You feel that you are bewitched--lost and helpless among unclean things. When you come out into the sun and the cleaner dirt of the town, you draw long breaths. If you could understand the Hindu religion, you tell yourself, you would understand the Hindu mind. But that, being of the West, you never, never will.
THE VENDRAMIN-CALERGI
THÉOPHILE GAUTIER
Following a vagabond method, let us regain the Grand Canal and give some details upon the Vendramin Palace, now occupied by the Duchesse de Berry. It is of a rich and noble architecture, probably by Pietro Lombardo; in the entablature and above the windows, little cherubs uphold storied shields adorned with exquisite taste, and contribute much elegance to this façade. A garden of somewhat restricted space contributes some green trees alongside this palace, which would not be distinguished from the others if the large white and blue posts with ropes did not indicate, by means of the fleur-de-lis painted upon them, a princely and semi-royal dwelling.

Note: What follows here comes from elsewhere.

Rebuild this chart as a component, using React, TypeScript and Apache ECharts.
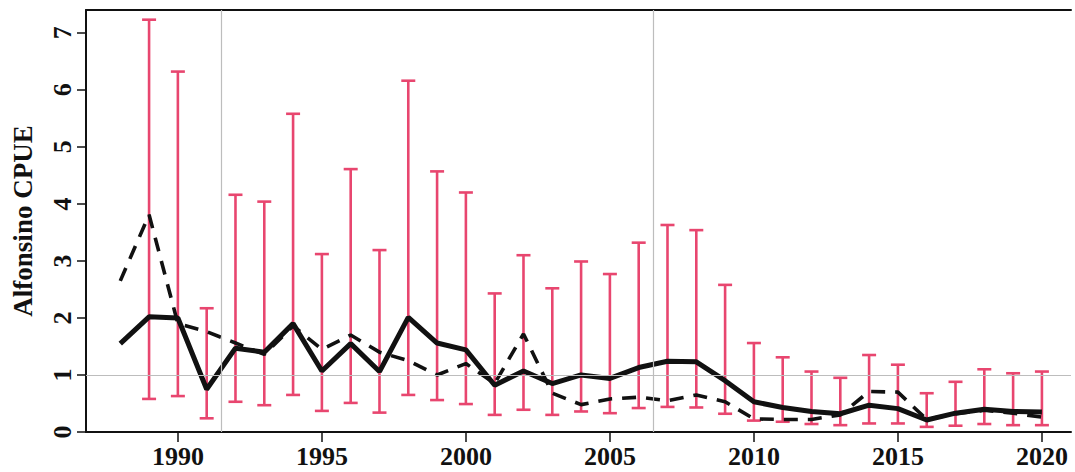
import React, { useEffect, useRef } from "react";
import * as echarts from "echarts";

const years = [1988, 1989, 1990, 1991, 1992, 1993, 1994, 1995, 1996, 1997, 1998, 1999, 2000, 2001, 2002, 2003, 2004, 2005, 2006, 2007, 2008, 2009, 2010, 2011, 2012, 2013, 2014, 2015, 2016, 2017, 2018, 2019, 2020];
const solidCpue = [1.55, 2.02, 2.0, 0.75, 1.47, 1.4, 1.9, 1.07, 1.55, 1.06, 2.01, 1.56, 1.44, 0.82, 1.07, 0.85, 1.0, 0.94, 1.13, 1.24, 1.23, 0.9, 0.53, 0.43, 0.36, 0.32, 0.47, 0.41, 0.21, 0.33, 0.4, 0.36, 0.35];
const dashedCpue = [2.65, 3.81, 1.9, 1.76, 1.56, 1.36, 1.86, 1.45, 1.7, 1.4, 1.25, 1.0, 1.2, 0.85, 1.72, 0.68, 0.48, 0.58, 0.61, 0.55, 0.65, 0.53, 0.23, 0.22, 0.22, 0.3, 0.71, 0.7, 0.22, 0.32, 0.38, 0.33, 0.26];

const barYears = [1989, 1990, 1991, 1992, 1993, 1994, 1995, 1996, 1997, 1998, 1999, 2000, 2001, 2002, 2003, 2004, 2005, 2006, 2007, 2008, 2009, 2010, 2011, 2012, 2013, 2014, 2015, 2016, 2017, 2018, 2019, 2020];
const barHigh = [7.23, 6.32, 2.17, 4.16, 4.04, 5.58, 3.12, 4.61, 3.19, 6.16, 4.57, 4.2, 2.43, 3.1, 2.52, 2.99, 2.77, 3.32, 3.63, 3.54, 2.58, 1.56, 1.31, 1.06, 0.95, 1.35, 1.18, 0.68, 0.88, 1.1, 1.03, 1.06];
const barLow = [0.58, 0.63, 0.24, 0.53, 0.47, 0.65, 0.37, 0.51, 0.34, 0.65, 0.56, 0.49, 0.3, 0.39, 0.3, 0.36, 0.33, 0.42, 0.44, 0.43, 0.32, 0.2, 0.18, 0.14, 0.12, 0.15, 0.15, 0.09, 0.11, 0.14, 0.12, 0.12];

const xTickLabels = [1990, 1995, 2000, 2005, 2010, 2015, 2020];
const refYears = [1991.5, 2006.5];
const refLevel = 1;

const BAR_COLOR = "#E8466F";
const FONT = "'Liberation Serif', 'Times New Roman', serif";

export default function App() {
  const ref = useRef<HTMLDivElement>(null);

  useEffect(() => {
    if (!ref.current) return;
    const chart = echarts.init(ref.current, null, { renderer: "svg" });
    const xMin = 1986.81;
    const xMax = 2021.01;

    const option: any = {
      animation: false,
      backgroundColor: "#ffffff",
      grid: { left: 86, right: 4, top: 10, bottom: 40, containLabel: false },
      xAxis: [
        {
          type: "value",
          min: xMin,
          max: xMax,
          position: "bottom",
          axisLine: { show: true, onZero: false, lineStyle: { color: "#111", width: 2 } },
          axisTick: { show: true, length: 10, customValues: xTickLabels, lineStyle: { color: "#111", width: 1.5 } },
          axisLabel: {
            show: true,
            customValues: xTickLabels,
            margin: 11,
            fontFamily: FONT,
            fontWeight: "bold",
            fontSize: 26,
            color: "#111",
            formatter: (v: number) => String(Math.round(v)),
          },
          splitLine: { show: false },
        },
        {
          type: "value",
          min: xMin,
          max: xMax,
          position: "top",
          axisLine: { show: true, onZero: false, lineStyle: { color: "#111", width: 2 } },
          axisTick: { show: false },
          axisLabel: { show: false },
          splitLine: { show: false },
        },
      ],
      yAxis: {
        type: "value",
        min: 0,
        max: 7.4,
        interval: 1,
        name: "Alfonsino CPUE",
        nameLocation: "middle",
        nameRotate: 90,
        nameGap: 50,
        nameTextStyle: { fontFamily: FONT, fontWeight: "bold", fontSize: 27, color: "#111" },
        axisLine: { show: true, onZero: false, lineStyle: { color: "#111", width: 2 } },
        axisTick: { show: true, length: 9, lineStyle: { color: "#111", width: 1.5 } },
        axisLabel: {
          rotate: 90,
          margin: 11,
          fontFamily: FONT,
          fontWeight: "bold",
          fontSize: 26,
          color: "#111",
          showMaxLabel: false,
        },
        splitLine: { show: false },
      },
      series: [
        {
          type: "line",
          name: "ref",
          z: 1,
          data: years.map((y, i) => [y, solidCpue[i]]),
          showSymbol: false,
          lineStyle: { opacity: 0, width: 0 },
          silent: true,
          markLine: {
            silent: true,
            symbol: "none",
            label: { show: false },
            lineStyle: { color: "#BDBDBD", width: 1.2, type: "solid" },
            data: [
              ...refYears.map((x) => ({ xAxis: x })),
              { yAxis: refLevel },
            ],
          },
        },
        {
          type: "custom",
          name: "CI",
          z: 2,
          data: barYears.map((y, i) => [y, barLow[i], barHigh[i]]),
          encode: { x: 0, y: [1, 2] },
          renderItem: (params: any, api: any) => {
            const x = api.value(0);
            const lo = api.coord([x, api.value(1)]);
            const hi = api.coord([x, api.value(2)]);
            const w = 7;
            const style = { stroke: BAR_COLOR, lineWidth: 2.6 };
            return {
              type: "group",
              children: [
                { type: "line", shape: { x1: lo[0], y1: lo[1], x2: hi[0], y2: hi[1] }, style },
                { type: "line", shape: { x1: lo[0] - w, y1: lo[1], x2: lo[0] + w, y2: lo[1] }, style },
                { type: "line", shape: { x1: hi[0] - w, y1: hi[1], x2: hi[0] + w, y2: hi[1] }, style },
              ],
            };
          },
        },
        {
          type: "line",
          name: "dashed",
          z: 3,
          data: years.map((y, i) => [y, dashedCpue[i]]),
          showSymbol: false,
          symbol: "none",
          lineStyle: { color: "#111", width: 3.6, type: [14, 10] },
        },
        {
          type: "line",
          name: "solid",
          z: 4,
          data: years.map((y, i) => [y, solidCpue[i]]),
          showSymbol: false,
          symbol: "none",
          lineStyle: { color: "#111", width: 5 },
        },
      ],
    };
    chart.setOption(option);
    return () => chart.dispose();
  }, []);

  return (
    <div
      ref={ref}
      style={{ position: "fixed", left: 0, top: 0, width: 1075, height: 472, background: "#fff" }}
    />
  );
}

After having obtained permission to visit this palace, _valets_ in green livery welcome you very politely at the base of the staircase, the steps of which are laved by the waters, fasten your boat to the posts, and take you into a vestibule, where you wait until all the formalities of admission are complied with.
This vestibule is just as long as the palace; it opens upon a kind of court similar to the courts of our hotels.
Two hitched gondolas and a few earthen pots containing small firs and other poor plants that are dying of thirst are all that adorn the bareness of this vast waiting-room that is found in every Venetian palace,--an antechamber that is also a landing-place.
[Illustration: THE VENDRAMIN, CALERGI, ITALY.]
In the centre of this vestibule, a little to the left, a wide stairway between two walls is seen where the same decoration of miserable plants appear. A narrow carpet covers the steps leading to an immense hall resembling a vestibule, without furniture and without adornment. From this, you enter the dining-room, the walls of which are hung with family portraits.
This is a long square room. It is very well lighted by two enormous French windows.
An oval table stands in the centre and a screen shields the entrance. Upon the wall to the right you notice the portrait of the Duchesse de Bourgogne in a blue velvet dress; also of the Comte d’Artois and Madame la Princesse de Lamballe and several others. Upon the left wall opposite, is the full length portrait of Louis XV., and on either side of him, his daughters.